-- Begin --
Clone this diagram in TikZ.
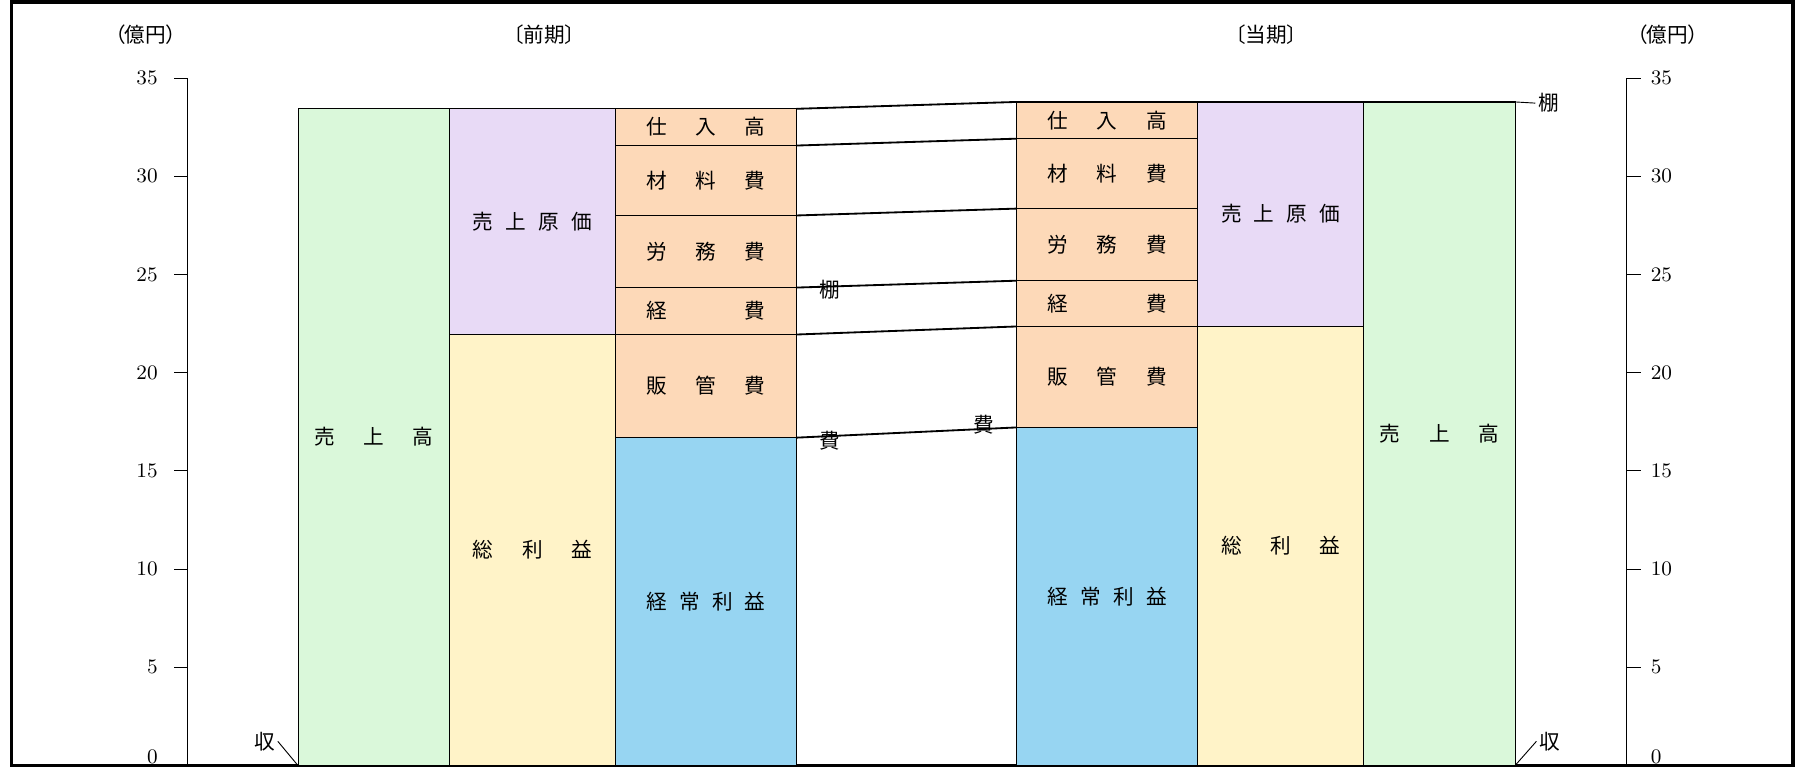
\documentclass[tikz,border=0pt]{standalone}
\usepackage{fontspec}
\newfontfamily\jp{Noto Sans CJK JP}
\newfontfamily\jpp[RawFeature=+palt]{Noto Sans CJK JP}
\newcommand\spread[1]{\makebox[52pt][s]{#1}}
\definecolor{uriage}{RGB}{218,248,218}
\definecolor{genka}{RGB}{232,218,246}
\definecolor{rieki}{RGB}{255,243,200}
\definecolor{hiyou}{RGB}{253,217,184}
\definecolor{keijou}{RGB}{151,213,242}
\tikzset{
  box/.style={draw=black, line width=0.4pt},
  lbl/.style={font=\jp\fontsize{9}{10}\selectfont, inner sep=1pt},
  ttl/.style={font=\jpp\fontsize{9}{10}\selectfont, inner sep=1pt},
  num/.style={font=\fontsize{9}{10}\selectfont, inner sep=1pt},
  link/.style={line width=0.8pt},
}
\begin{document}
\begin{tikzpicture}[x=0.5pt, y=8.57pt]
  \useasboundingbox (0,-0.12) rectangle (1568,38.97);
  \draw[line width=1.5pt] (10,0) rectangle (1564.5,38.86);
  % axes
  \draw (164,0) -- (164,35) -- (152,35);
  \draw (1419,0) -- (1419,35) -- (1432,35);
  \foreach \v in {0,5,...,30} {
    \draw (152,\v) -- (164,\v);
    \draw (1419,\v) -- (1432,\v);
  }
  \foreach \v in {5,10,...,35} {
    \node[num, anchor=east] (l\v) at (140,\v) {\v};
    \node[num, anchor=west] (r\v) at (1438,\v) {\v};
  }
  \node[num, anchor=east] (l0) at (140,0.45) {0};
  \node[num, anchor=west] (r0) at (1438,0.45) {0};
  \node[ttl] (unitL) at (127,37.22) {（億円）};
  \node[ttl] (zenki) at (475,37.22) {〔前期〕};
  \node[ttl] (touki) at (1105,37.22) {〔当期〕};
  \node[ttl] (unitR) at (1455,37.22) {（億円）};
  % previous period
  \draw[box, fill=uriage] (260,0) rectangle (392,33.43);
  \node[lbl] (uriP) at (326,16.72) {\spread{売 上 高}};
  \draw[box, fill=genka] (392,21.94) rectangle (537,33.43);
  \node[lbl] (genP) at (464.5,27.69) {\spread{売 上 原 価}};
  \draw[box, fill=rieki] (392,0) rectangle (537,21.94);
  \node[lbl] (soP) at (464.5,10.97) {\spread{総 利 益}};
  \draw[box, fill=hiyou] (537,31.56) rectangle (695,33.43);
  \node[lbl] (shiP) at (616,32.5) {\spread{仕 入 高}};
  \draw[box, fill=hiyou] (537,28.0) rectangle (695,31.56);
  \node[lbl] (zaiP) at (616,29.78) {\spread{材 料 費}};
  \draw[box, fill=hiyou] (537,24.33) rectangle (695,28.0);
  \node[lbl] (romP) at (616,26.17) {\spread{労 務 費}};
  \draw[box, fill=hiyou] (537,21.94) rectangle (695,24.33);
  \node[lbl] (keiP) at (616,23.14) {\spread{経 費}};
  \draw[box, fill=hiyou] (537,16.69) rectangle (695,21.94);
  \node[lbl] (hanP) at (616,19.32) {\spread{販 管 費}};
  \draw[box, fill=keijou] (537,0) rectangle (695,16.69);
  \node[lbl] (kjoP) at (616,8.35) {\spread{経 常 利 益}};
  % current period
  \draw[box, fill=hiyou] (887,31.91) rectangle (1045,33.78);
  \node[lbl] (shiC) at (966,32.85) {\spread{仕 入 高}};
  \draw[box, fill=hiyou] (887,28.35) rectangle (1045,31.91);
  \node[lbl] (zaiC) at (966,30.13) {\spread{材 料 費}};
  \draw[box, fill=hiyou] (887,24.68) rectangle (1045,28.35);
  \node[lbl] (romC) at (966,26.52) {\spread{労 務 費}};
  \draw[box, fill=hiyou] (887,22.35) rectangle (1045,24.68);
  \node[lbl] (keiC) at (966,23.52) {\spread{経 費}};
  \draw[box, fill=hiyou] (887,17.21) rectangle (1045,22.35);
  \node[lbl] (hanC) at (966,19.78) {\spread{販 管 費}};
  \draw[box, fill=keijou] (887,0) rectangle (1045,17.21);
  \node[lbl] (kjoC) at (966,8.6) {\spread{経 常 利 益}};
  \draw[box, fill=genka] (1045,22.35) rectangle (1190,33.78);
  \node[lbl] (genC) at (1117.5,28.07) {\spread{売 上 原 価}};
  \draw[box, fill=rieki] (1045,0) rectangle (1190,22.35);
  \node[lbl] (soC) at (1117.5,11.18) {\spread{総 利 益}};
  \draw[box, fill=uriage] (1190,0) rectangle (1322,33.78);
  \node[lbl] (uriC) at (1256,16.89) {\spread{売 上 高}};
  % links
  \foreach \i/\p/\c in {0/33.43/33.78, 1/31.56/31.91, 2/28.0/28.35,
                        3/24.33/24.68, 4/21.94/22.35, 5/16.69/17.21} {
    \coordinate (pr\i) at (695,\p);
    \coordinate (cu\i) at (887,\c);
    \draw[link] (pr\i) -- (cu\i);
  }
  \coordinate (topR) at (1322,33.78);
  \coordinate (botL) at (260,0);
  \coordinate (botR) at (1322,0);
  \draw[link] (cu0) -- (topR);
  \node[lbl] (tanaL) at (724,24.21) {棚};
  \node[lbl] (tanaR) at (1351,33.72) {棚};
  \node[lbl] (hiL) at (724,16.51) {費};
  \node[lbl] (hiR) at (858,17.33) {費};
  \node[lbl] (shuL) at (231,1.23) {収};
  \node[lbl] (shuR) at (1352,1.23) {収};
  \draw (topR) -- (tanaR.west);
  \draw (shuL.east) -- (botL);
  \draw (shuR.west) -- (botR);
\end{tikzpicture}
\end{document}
-- End --
-- Begin --
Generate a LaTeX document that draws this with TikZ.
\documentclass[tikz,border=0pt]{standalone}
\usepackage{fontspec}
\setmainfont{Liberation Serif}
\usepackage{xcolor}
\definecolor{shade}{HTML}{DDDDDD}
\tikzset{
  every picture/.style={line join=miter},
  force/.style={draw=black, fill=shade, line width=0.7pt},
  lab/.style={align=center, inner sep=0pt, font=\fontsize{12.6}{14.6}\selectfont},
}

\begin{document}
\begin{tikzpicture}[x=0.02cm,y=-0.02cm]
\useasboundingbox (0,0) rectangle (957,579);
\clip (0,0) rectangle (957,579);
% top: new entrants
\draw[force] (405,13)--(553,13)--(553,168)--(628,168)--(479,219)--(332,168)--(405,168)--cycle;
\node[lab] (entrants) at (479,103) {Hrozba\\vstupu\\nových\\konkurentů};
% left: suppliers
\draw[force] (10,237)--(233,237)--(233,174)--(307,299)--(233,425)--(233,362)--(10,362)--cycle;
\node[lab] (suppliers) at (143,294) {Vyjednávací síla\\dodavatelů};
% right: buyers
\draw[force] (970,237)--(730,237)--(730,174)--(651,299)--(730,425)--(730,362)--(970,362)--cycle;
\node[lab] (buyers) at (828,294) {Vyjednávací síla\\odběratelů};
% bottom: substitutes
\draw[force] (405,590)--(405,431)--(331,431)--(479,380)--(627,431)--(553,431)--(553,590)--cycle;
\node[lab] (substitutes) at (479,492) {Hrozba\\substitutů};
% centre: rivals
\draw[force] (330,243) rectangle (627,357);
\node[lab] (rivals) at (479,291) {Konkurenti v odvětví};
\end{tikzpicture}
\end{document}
-- End --
-- Begin --
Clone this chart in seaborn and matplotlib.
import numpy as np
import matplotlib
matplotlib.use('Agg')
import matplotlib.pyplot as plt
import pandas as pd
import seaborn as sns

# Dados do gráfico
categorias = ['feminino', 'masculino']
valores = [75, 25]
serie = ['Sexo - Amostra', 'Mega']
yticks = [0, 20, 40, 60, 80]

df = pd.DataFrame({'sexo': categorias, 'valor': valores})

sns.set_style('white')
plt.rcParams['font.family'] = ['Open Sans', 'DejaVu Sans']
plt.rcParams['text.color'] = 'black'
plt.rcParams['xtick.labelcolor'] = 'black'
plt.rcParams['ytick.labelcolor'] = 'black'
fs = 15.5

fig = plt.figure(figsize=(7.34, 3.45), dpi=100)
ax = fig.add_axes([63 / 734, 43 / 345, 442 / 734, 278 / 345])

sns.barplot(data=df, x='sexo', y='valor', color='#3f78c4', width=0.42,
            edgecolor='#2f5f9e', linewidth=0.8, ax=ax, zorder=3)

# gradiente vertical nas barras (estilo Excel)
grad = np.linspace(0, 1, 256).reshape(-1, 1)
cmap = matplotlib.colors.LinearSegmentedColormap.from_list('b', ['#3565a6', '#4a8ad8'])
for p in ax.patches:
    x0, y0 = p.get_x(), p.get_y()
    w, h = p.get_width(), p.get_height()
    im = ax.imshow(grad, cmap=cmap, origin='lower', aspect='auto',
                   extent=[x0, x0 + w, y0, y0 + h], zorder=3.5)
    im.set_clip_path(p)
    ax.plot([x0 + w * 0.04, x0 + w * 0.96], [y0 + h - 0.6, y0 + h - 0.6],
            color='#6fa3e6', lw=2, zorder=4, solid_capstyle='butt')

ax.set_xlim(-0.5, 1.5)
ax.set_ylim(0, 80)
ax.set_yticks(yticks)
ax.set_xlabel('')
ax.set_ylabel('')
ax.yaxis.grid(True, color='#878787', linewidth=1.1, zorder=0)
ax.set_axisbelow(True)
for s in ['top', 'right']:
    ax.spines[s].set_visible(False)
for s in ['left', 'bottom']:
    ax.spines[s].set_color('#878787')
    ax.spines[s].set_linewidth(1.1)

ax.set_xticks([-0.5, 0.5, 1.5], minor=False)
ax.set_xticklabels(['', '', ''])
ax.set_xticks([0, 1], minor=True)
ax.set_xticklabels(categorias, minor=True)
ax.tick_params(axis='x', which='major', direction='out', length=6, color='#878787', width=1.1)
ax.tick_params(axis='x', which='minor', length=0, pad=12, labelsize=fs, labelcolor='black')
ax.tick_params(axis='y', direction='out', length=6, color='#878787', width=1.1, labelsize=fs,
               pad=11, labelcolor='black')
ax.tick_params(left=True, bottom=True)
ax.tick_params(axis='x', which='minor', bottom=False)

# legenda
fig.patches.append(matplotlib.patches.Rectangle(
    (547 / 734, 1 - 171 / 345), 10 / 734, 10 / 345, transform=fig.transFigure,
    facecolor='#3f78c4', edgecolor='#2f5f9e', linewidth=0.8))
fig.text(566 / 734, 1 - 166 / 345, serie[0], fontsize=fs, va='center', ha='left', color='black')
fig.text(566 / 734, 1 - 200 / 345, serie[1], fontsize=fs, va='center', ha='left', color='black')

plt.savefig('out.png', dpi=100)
-- End --
**Goal**
Each line in the listing above that contains "this" should be copied.

**Solution to the exercise**
Clone this diagram in TikZ.
Generate a LaTeX document that draws this with TikZ.
Clone this chart in seaborn and matplotlib.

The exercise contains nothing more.